**What you should do**
Only lines holding the string "this" are wanted; copy each one from the material.

(Source code of charts)
········

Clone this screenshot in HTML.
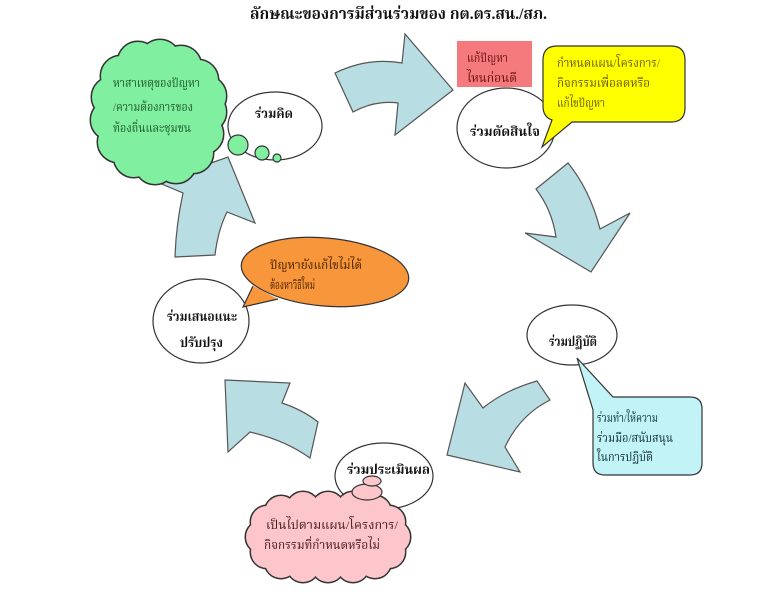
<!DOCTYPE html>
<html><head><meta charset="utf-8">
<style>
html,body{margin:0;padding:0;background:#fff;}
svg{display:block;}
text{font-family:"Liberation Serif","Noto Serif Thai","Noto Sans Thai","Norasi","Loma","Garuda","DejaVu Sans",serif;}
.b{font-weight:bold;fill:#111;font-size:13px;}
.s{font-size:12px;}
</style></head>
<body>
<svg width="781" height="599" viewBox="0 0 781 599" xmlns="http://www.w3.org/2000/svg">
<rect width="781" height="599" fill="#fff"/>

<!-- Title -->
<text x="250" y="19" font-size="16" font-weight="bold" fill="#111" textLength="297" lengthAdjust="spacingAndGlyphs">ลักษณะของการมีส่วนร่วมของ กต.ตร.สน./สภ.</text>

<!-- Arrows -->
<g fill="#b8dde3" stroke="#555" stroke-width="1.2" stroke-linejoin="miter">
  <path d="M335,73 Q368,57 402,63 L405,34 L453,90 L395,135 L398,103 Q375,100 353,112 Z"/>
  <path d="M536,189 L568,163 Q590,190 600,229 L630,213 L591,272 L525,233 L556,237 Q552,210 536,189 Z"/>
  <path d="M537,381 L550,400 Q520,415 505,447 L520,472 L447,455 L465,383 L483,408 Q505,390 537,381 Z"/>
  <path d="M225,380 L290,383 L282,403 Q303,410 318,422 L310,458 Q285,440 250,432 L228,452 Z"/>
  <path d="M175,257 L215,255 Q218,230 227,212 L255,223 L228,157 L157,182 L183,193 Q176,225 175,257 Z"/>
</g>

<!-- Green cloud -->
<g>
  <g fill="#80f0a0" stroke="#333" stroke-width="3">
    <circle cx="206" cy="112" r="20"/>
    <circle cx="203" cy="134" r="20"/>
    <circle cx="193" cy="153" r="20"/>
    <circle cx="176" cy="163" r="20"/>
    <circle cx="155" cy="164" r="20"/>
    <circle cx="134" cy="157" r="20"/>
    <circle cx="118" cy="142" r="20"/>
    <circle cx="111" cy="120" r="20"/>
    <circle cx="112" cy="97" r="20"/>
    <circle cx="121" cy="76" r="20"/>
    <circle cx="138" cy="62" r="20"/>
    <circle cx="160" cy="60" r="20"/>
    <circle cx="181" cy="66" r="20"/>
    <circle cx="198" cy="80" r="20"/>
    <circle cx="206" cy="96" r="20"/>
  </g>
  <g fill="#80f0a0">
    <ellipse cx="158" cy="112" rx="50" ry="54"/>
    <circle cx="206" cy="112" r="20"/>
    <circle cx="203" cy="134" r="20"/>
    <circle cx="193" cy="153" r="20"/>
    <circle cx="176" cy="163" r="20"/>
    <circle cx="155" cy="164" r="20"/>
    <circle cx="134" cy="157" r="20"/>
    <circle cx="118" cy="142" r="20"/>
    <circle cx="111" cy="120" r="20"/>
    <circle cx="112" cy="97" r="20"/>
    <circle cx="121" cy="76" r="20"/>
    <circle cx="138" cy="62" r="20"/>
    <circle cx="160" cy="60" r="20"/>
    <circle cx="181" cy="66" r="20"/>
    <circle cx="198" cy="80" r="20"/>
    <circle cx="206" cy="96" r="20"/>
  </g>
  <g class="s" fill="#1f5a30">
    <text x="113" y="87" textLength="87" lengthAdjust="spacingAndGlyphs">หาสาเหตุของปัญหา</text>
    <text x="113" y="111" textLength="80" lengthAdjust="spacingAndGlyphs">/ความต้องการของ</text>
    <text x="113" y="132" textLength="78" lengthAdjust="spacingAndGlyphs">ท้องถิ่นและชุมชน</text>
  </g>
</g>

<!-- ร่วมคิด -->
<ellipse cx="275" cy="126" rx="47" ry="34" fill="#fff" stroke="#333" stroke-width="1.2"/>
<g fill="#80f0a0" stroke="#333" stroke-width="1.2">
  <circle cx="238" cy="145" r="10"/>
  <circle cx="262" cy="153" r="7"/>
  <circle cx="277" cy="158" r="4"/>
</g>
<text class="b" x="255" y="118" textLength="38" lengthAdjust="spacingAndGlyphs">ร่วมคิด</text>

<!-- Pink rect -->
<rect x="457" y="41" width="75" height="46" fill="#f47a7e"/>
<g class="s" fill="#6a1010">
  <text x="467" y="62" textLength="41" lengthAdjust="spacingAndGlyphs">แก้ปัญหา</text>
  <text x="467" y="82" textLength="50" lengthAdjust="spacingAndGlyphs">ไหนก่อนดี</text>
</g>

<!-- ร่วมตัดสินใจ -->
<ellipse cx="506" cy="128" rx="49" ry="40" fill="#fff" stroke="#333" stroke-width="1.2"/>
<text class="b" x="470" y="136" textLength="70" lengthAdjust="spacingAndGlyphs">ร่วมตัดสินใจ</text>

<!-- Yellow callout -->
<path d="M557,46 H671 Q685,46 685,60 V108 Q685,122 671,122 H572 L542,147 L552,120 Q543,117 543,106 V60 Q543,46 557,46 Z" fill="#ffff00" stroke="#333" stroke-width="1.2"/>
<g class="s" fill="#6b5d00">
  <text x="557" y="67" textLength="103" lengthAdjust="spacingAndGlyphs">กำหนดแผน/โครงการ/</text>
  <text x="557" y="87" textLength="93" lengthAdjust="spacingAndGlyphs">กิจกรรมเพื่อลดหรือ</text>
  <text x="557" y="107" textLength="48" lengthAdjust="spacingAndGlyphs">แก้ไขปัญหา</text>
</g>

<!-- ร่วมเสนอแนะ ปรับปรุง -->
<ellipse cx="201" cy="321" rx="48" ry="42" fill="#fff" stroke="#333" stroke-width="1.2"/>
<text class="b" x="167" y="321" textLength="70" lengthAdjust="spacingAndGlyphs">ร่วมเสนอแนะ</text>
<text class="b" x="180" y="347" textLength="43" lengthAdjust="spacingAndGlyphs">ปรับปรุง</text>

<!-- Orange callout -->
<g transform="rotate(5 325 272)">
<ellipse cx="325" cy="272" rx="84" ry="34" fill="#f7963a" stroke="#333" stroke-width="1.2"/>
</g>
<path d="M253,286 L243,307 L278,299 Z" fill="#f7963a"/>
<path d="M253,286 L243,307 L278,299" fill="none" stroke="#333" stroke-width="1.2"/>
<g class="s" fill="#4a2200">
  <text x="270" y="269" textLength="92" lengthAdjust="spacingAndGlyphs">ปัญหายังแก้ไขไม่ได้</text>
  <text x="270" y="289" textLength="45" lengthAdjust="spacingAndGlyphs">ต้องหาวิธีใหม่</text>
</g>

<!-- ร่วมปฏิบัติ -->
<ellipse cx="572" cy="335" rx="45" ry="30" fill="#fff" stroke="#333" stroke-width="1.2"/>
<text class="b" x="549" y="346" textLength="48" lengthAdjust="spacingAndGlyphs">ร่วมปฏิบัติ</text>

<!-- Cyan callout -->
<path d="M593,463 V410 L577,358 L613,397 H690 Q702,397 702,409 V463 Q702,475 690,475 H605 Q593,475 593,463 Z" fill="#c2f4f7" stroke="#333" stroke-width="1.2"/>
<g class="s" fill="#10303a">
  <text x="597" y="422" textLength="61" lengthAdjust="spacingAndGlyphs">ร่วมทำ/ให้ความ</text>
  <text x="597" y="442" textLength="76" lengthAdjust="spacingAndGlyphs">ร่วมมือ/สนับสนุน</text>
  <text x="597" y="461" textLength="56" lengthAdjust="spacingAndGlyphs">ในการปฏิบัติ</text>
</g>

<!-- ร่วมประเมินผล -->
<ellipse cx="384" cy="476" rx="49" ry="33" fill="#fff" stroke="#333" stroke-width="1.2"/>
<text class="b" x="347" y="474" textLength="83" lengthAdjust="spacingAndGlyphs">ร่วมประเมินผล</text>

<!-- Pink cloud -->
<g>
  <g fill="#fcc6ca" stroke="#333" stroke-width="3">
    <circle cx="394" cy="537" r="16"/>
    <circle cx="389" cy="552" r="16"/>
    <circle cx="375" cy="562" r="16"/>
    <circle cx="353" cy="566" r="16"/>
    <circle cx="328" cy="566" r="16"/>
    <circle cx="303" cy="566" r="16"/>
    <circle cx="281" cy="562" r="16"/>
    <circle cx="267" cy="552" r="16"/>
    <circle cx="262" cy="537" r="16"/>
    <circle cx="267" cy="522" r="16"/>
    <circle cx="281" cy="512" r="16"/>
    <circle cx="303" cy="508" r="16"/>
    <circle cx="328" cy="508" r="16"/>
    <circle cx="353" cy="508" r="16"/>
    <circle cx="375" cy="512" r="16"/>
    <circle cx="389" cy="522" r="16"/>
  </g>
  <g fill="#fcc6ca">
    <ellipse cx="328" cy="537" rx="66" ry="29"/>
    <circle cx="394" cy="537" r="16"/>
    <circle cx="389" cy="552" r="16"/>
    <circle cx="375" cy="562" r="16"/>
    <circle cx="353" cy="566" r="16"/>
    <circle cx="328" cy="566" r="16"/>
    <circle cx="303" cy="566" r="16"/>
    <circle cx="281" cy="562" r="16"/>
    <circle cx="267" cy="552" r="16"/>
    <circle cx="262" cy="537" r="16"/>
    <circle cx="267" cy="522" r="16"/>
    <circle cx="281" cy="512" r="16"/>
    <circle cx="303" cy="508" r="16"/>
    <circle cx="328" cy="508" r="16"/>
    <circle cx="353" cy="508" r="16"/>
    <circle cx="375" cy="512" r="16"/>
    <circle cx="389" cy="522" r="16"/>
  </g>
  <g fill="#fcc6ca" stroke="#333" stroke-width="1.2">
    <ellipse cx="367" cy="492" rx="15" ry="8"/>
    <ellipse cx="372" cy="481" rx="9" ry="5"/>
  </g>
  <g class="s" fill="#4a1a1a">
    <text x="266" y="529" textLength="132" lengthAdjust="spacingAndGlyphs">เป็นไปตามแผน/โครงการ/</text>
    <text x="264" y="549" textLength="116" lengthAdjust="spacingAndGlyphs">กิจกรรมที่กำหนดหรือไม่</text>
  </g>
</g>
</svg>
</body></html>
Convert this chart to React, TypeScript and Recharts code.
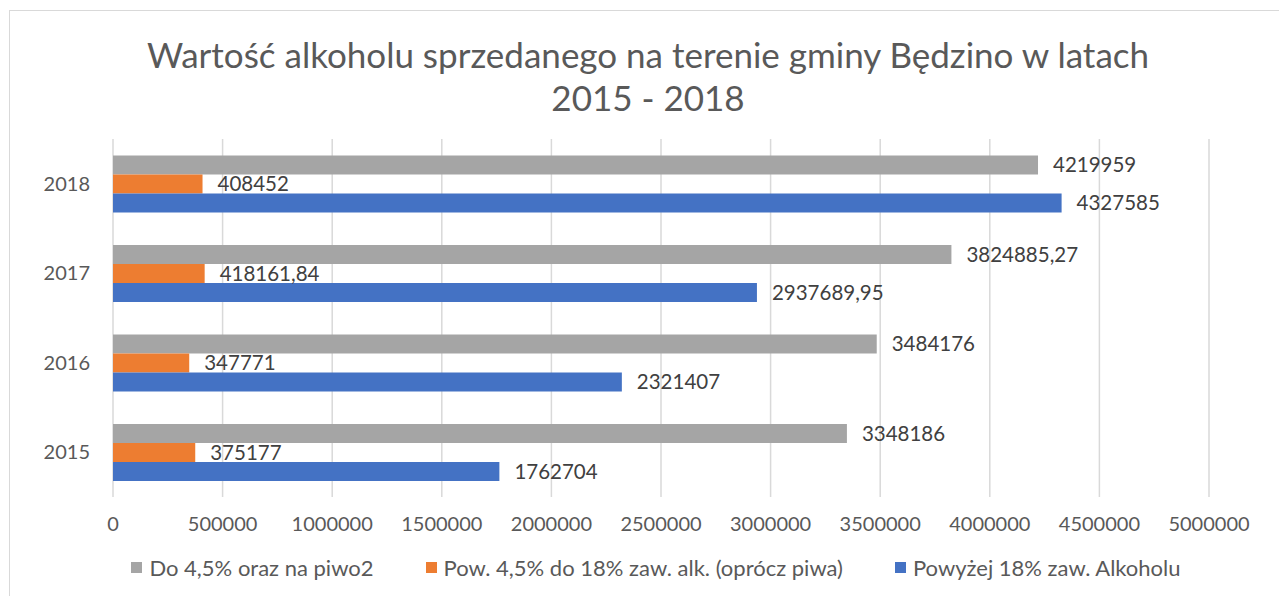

········

**Complete response**
Clone this screenshot in HTML.
Convert this chart to React, TypeScript and Recharts code.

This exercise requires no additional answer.